Des budgets en baisse
« Les documents sont pour la plupart en bon état », s’indigne encore Mathilde Regnaud. Ce que confirme l’organisation syndicale. Parmi ces documents, on retrouve des romans ou des essais, mais aussi des périodiques sur l’Alsace par exemple, liste Mathilde Regnaud, ancienne salariée de la bibliothèque. Le Territoire de Belfort faisant partie de l’Alsace jusqu’à la fin du XIXe siècle, « c’est comme si l’on supprimait une partie de l’histoire du territoire », s’agace-t-elle. Le groupe politique réfléchit aux suites juridiques qu’il peut donner à cette action.

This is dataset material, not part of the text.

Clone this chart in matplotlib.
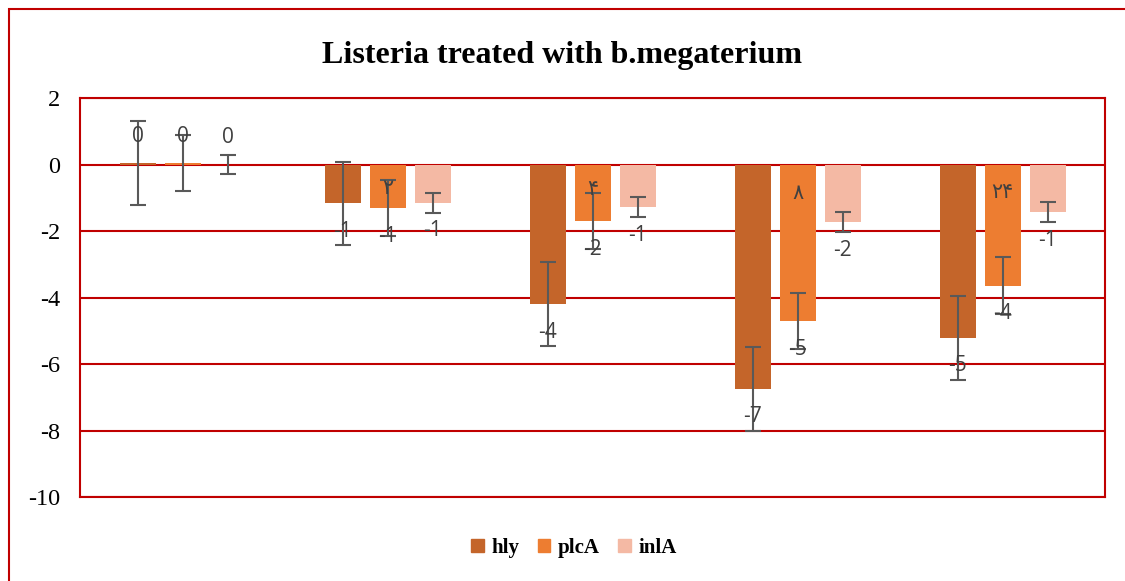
import numpy as np
import matplotlib
matplotlib.use('Agg')
import matplotlib.pyplot as plt
from matplotlib.patches import Rectangle, Patch

# --- data ---
groups = ['', '', '', '', '']
series = ['hly', 'plcA', 'inlA']
hly = [0.04, -1.17, -4.20, -6.74, -5.21]
plcA = [0.04, -1.31, -1.70, -4.71, -3.64]
inlA = [0.0, -1.15, -1.29, -1.74, -1.44]
hly_err = [1.26, 1.26, 1.26, 1.26, 1.26]
plcA_err = [0.85, 0.85, 0.85, 0.85, 0.85]
inlA_err = [0.30, 0.30, 0.30, 0.30, 0.30]
# extra labels written inside the plcA bars
plcA_notes = ['', '۲', '۴', '۸', '۲۴']
plcA_note_y = [0, -0.72, -0.74, -0.86, -0.83]

colors = ['#C4652A', '#ED7D31', '#F4B9A4']
red = '#C00000'
grey = '#595959'

plt.rcParams['axes.unicode_minus'] = False

fig = plt.figure(figsize=(11.25, 5.81), dpi=100)
ax = fig.add_axes([80 / 1125, 1 - 497 / 581, 1025 / 1125, 399 / 581])

x = np.arange(len(groups))
offset = 45 / 205
width = 36 / 205

all_vals = [hly, plcA, inlA]
all_errs = [hly_err, plcA_err, inlA_err]

for k, (vals, errs, col) in enumerate(zip(all_vals, all_errs, colors)):
    xs = x + (k - 1) * offset
    ax.bar(xs, vals, width, color=col, zorder=2)
    ax.errorbar(xs, vals, yerr=errs, fmt='none', ecolor=grey,
                elinewidth=1.5, capsize=6, capthick=1.5, zorder=3)
    for xi, v in zip(xs, vals):
        dy = 27 if v >= 0 else -28
        ax.annotate(f'{round(v):.0f}', (xi, v), xytext=(0, dy),
                    textcoords='offset pixels', ha='center', va='center',
                    fontsize=15, color='#404040',
                    family=['Open Sans', 'DejaVu Sans'], zorder=4)

for xi, note, ny in zip(x, plcA_notes, plcA_note_y):
    if note:
        ax.text(xi, ny, note, ha='center', va='center', fontsize=15,
                color='#404040', family=['DejaVu Sans'], zorder=4)

ax.set_xlim(-0.5, 4.5)
ax.set_ylim(-10, 2)
ax.set_yticks(range(-10, 3, 2))
ax.set_yticklabels([str(t) for t in range(-10, 3, 2)],
                   fontfamily='Liberation Serif', fontsize=17.5)
ax.set_xticks([])
ax.tick_params(axis='y', length=0, pad=14)
ax.grid(axis='y', color=red, linewidth=1.5, zorder=1)
for sp in ax.spines.values():
    sp.set_color(red)
    sp.set_linewidth(1.5)

fig.text(0.5, 1 - 55 / 581, 'Listeria treated with b.megaterium',
         ha='center', va='center', fontsize=23, fontweight='bold',
         fontfamily='Liberation Serif')

handles = [Patch(color=c) for c in colors]
fig.legend(handles, series, loc='center', bbox_to_anchor=(574 / 1125, 1 - 548 / 581),
           ncol=3, frameon=False, handlelength=0.6, handleheight=0.6,
           handletextpad=0.35, columnspacing=0.9,
           prop={'family': 'Liberation Serif', 'weight': 'bold', 'size': 15})

# outer chart frame (only left and top edges fall inside the picture)
fig.patches.append(Rectangle((9 / 1125, -0.2), 1.2, 1.2 - 9 / 581,
                             transform=fig.transFigure, fill=False,
                             edgecolor=red, linewidth=1.5))

fig.savefig('out.png', dpi=100)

Ce n’est pas la première fois que la gestion de la bibliothèque municipale de Belfort est pointée du doigt. En 2018, le collectif Culture, ainsi que l’association des bibliothécaires de France, avaient contesté la baisse budgétaire que subissait la bibliothèque municipale.
Il y a six ans, la majorité municipale de Belfort, déjà menée par Damien Meslot, avait approuvé une diminution de 40 % du budget d’acquisition. Au même moment, le tarif d’abonnement, plein tarif adulte, avait presque doublé en passant de 5,10 euros à 10 euros. Chantal déclare que, depuis, « [les budgets d’acquisition] stagnent à un niveau très bas, alors que le prix moyen du livre ne cesse d’augmenter ».
- Pour des questions d’anonymat, le prénom a été modifié.